Gardenhire preached fundamentals and then the team practiced them. From the frenetically-paced Good Morning America drills to specialized work with individual position groups, the players would be at their rotating stations bright and early every morning, even on game days.
But he has a way of making the drills fun. There wasn’t as much eye-rolling from the veteran players as you might have thought.
“I think the energy has been up,” Gardenhire said. “I don’t know what it was like before, but everybody tells me the energy level is different. And that was one of the things we planned on. Fundamentally, we worked really hard. We’ve had our good days and our bad.
“But I think there is a good feeling about what we’ve done here and what we’re doing.”
Proof of that is the bounce in the steps of veterans Martinez and Miguel Cabrera – who seem as rejuvenated by the new beginning as anyone.
“It’s been refreshing,” Gardenhire said. “Coming in and not really knowing too much about the situation here. And seeing Martinez and Cabrera with smiles on their faces. (Jose) Iglesias coming in game-on willing to do whatever.
“That’s been the refreshing part. That those guys are on board. You have to have them on board and they’ve been 100-percent on board with what we’re doing, and that’s really refreshing, really cool.”
‘You never know’
Talent wins championships, of course, not intangibles like positive energy and an upbeat clubhouse. And nobody is saying the Tigers, in the first year of a rebuild, are going to contend for a championship.
But that doesn’t mean that young players can’t develop or even over-achieve, that veteran players can't bounce back from bad seasons or that the Tigers can’t play competitive baseball. As right fielder Nick Castellanos said during TigerFest – a rebuild can be as miserable or fun as you want to make it.

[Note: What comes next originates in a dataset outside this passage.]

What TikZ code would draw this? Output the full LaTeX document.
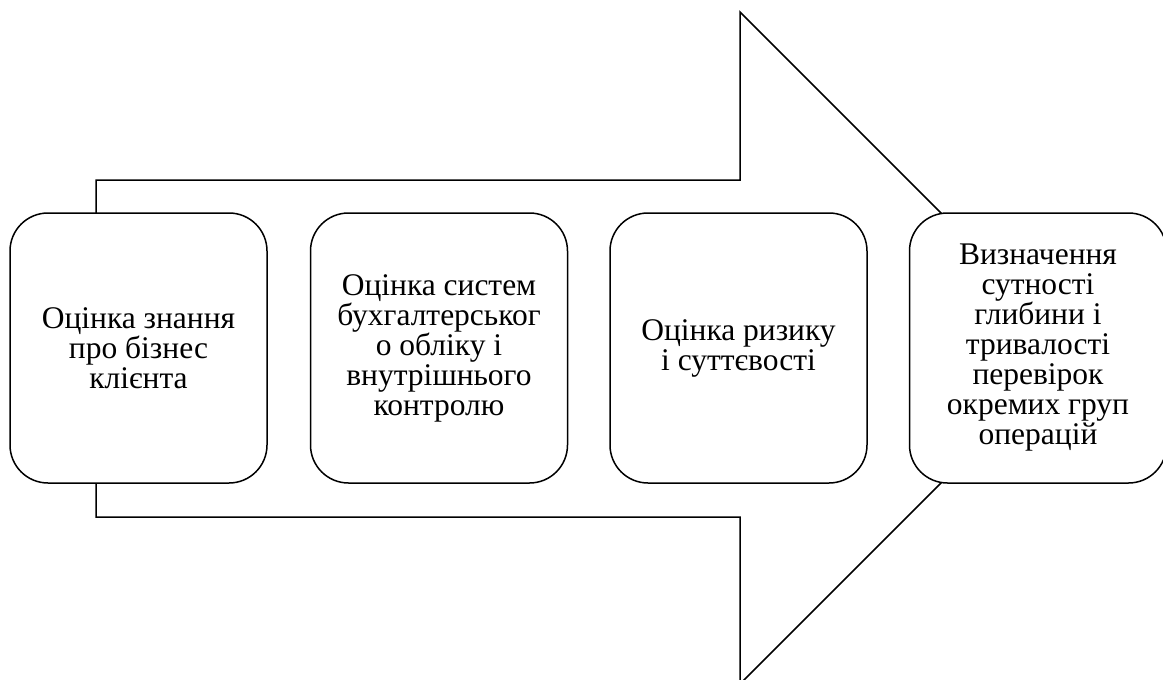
\documentclass[tikz,border=0pt]{standalone}
\usepackage{fontspec}
\setmainfont{Liberation Serif}
\usetikzlibrary{positioning}

\tikzset{
  stage/.style={draw, fill=white, line width=1.5pt, rounded corners=38pt,
    minimum width=257pt, minimum height=270pt, align=center,
    font=\fontsize{31.5}{30}\selectfont, inner sep=0pt},
  bigarrow/.style={draw, line width=1.5pt, line join=miter}
}

\begin{document}
\begin{tikzpicture}[x=1pt,y=-1pt]
\useasboundingbox (0,0) rectangle (1163,680);

% the large arrow behind the stages
\draw[bigarrow] (96,180) -- (740,180) -- (740,12) -- (1076,348) -- (740,684)
  -- (740,517) -- (96,517) -- cycle;

\node[stage] (know) at (138.5,348) {Оцінка знання\\про бізнес\\клієнта};
\node[stage, right=42pt of know] (acct) {Оцінка систем\\бухгалтерськог\\о обліку і\\внутрішнього\\контролю};
\node[stage, right=41pt of acct] (risk) {Оцінка ризику\\і суттєвості};
\node[stage, right=41pt of risk] (scope) {Визначення\\сутності\\глибини і\\тривалості\\перевірок\\окремих груп\\операцій};

\end{tikzpicture}
\end{document}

“In our eyes, we’re starting fresh,” Wilson said. “We’re not going in thinking we’re going to lose a lot of games. We’re going to go battle. In all honesty, we’ve got a couple of older starters who, if they rebound and have the years they are capable of having, we could be an interesting team to watch.”
He is referring to Zimmermann, Mike Fiers and Francisco Liriano, three veterans who are looking to return to form. Michael Fulmer, the American League Rookie of the Year two years ago, is also trying to bounce back from a season where he battled a nerve issue in his elbow.
Left-handers Matthew Boyd and Daniel Norris, who will start the season in the rotation with Fiers on the disabled list (back), are X-factors – they’ve both shown flashes of brilliance the last two seasons without much consistency.
When it was suggested that the success of the rotation was the key between the Tigers being competitive and falling off the grid this year, Boyd said, “Pretty cool, isn’t it? Pretty awesome. Exciting.”
Boyd pointed around the clubhouse – there’s talent on the offensive side, he said, the defense is solid around the diamond, there is potential in the starting rotation and there are still star players like Cabrera, Martinez and a burgeoning star in Castellanos.
“We’ve got a really good ballclub,” Boyd said. “The potential is in this clubhouse. Just because some of these guys haven’t won any batting titles or Cy Young awards, just because some of these guys aren’t as well-known as some others we’ve had here – it doesn’t matter.
“It all comes down to us performing and playing the way we know how. Just being our own selves. I can’t tell you how many games we’re going to win or how many runs we’re going to score. But if we stick to us, in the grand scheme of things, I like where we come out. I think we will make a good first step.”
That’s what the 2018 season is for the Tigers. A first step. Some of the more established players – Castellanos, Iglesias, closer Shane Greene, center fielder Leonys Martin, Liriano, Fulmer, catcher James McCann – they could all end up being traded at the deadline, flipped for another batch of prospects.
It’s part of the process. There will be a lot of players moving in an out over the next couple of years. In reality, the win-loss record will be insignificant to the development and growth of players like third baseman Jeimer Candelario, second baseman Dixon Machado, outfielders JaCoby Jones and Victor Reyes, Boyd, Norris and reliever Joe Jimenez – and any other players the organization tabs as foundation blocks.
“A lot of guys got valuable experience last year and you can’t put a price on that,” said Mahtook, who could count himself among those players. “Some guys came up and failed (Jones, Norris, Jimenez, to name just three) and you learn a lot about yourself once you fail.
“Those guys have come back after an offseason to make their adjustments and are looking to make their mark. There are a lot of young guys ready to take that next step this year.”
It won’t always be pretty. There will be lots of lumps and lessons.
“I was part of a rebuild with the Nationals and it’s a long process,” Zimmermann said. “We have a lot of young guys and I am excited to be a part of this, to be able to watch these young guys grow and be able to help them along their way.”
Patience will be tested. That, too, is standard operating procedure in a rebuild.
“You have to try to come to the ballpark and be the same guy every day,” Zimmermann said. “If you get caught up in the emotions – if you are in a slump for a week and you are down and all of a sudden you hit the ball well for a week and you’re sky high – that’s not going to work.
“You’ve got to stay on a level plane. It’s a long season and there’s a lot of ups and downs. That part of it might be a little more difficult on some guys but it would go a long way if they could understand that.”
It goes back to what Gardenhire said. Ignore the noise. Keep plugging, keep playing hard, keep having your teammates backs and compete every day. Castellanos’ line could be the mantra: This season can be as fun or as miserable as we want it to be.